▶ Stated goal: Quote the data below in full, minus the images.

▶ Given data:
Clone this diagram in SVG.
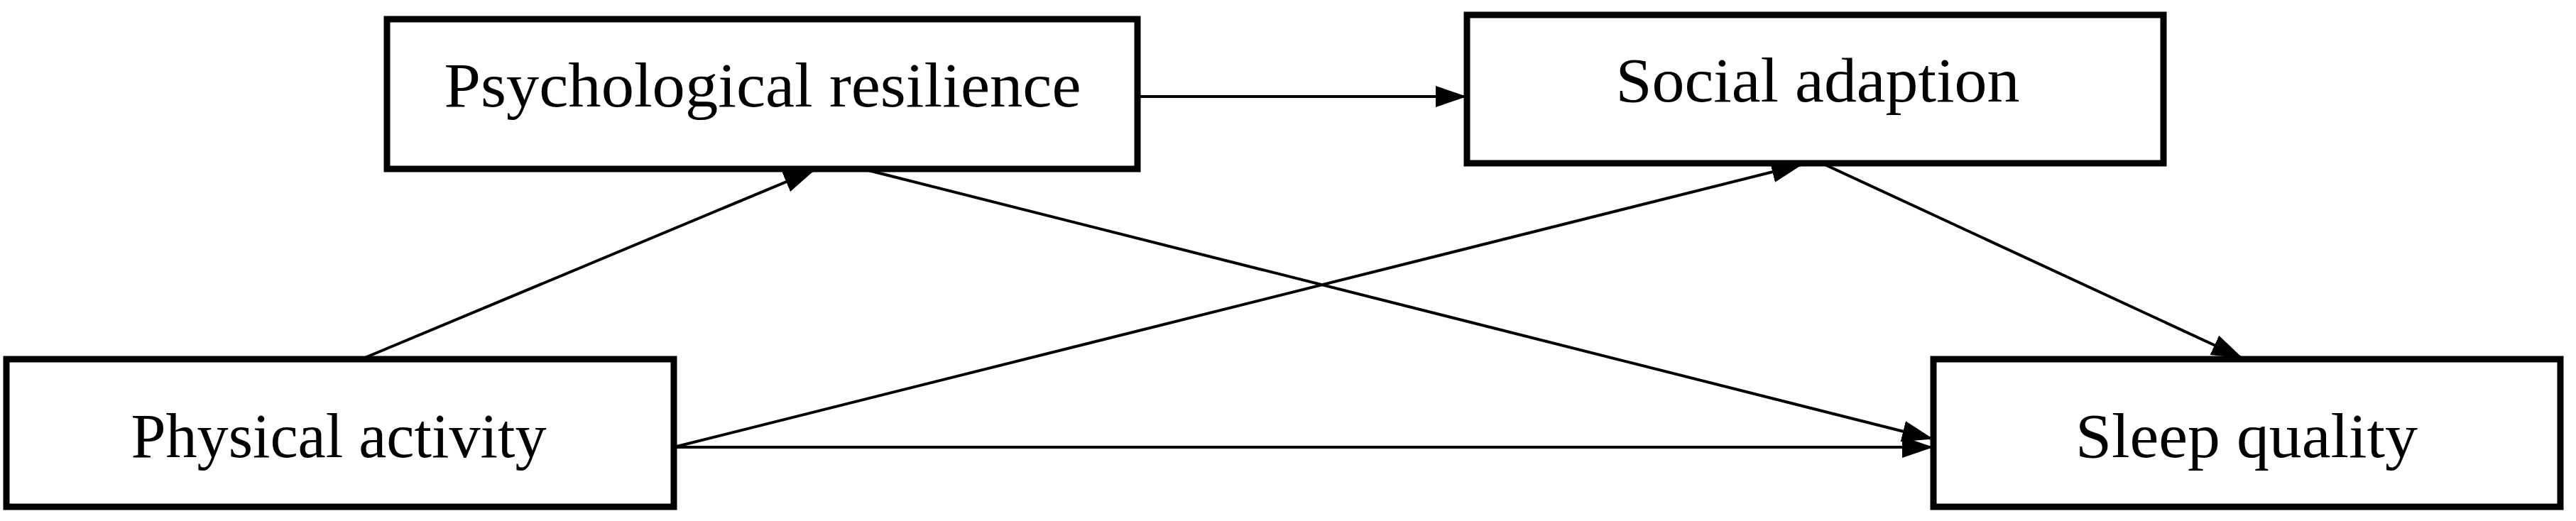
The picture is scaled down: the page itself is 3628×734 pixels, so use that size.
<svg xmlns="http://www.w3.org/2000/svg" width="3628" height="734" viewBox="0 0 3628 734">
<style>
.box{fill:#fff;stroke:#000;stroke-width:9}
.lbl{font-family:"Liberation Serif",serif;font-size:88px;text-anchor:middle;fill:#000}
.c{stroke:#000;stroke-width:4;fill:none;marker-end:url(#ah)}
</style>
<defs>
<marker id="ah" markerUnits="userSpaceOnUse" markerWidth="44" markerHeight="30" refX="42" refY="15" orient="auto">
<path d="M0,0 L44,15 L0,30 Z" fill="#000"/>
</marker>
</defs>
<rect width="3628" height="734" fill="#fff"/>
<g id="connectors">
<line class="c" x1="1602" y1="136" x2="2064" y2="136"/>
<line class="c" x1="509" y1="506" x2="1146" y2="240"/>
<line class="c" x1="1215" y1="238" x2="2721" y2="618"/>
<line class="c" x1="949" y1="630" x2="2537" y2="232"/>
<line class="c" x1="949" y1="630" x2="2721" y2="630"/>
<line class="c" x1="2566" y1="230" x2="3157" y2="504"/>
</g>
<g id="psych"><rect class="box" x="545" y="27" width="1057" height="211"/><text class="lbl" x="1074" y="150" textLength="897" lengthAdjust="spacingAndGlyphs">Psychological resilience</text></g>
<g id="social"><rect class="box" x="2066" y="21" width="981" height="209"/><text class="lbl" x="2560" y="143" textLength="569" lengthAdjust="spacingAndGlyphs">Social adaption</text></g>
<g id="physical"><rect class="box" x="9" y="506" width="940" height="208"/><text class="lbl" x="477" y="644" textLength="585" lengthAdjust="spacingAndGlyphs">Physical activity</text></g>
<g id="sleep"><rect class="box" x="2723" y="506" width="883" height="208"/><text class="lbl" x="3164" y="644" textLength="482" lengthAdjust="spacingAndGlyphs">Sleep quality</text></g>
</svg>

▶ Answer in full:
Clone this diagram in SVG.
The picture is scaled down: the page itself is 3628×734 pixels, so use that size.
<svg xmlns="http://www.w3.org/2000/svg" width="3628" height="734" viewBox="0 0 3628 734">
<style>
.box{fill:#fff;stroke:#000;stroke-width:9}
.lbl{font-family:"Liberation Serif",serif;font-size:88px;text-anchor:middle;fill:#000}
.c{stroke:#000;stroke-width:4;fill:none;marker-end:url(#ah)}
</style>
<defs>
<marker id="ah" markerUnits="userSpaceOnUse" markerWidth="44" markerHeight="30" refX="42" refY="15" orient="auto">
<path d="M0,0 L44,15 L0,30 Z" fill="#000"/>
</marker>
</defs>
<rect width="3628" height="734" fill="#fff"/>
<g id="connectors">
<line class="c" x1="1602" y1="136" x2="2064" y2="136"/>
<line class="c" x1="509" y1="506" x2="1146" y2="240"/>
<line class="c" x1="1215" y1="238" x2="2721" y2="618"/>
<line class="c" x1="949" y1="630" x2="2537" y2="232"/>
<line class="c" x1="949" y1="630" x2="2721" y2="630"/>
<line class="c" x1="2566" y1="230" x2="3157" y2="504"/>
</g>
<g id="psych"><rect class="box" x="545" y="27" width="1057" height="211"/><text class="lbl" x="1074" y="150" textLength="897" lengthAdjust="spacingAndGlyphs">Psychological resilience</text></g>
<g id="social"><rect class="box" x="2066" y="21" width="981" height="209"/><text class="lbl" x="2560" y="143" textLength="569" lengthAdjust="spacingAndGlyphs">Social adaption</text></g>
<g id="physical"><rect class="box" x="9" y="506" width="940" height="208"/><text class="lbl" x="477" y="644" textLength="585" lengthAdjust="spacingAndGlyphs">Physical activity</text></g>
<g id="sleep"><rect class="box" x="2723" y="506" width="883" height="208"/><text class="lbl" x="3164" y="644" textLength="482" lengthAdjust="spacingAndGlyphs">Sleep quality</text></g>
</svg>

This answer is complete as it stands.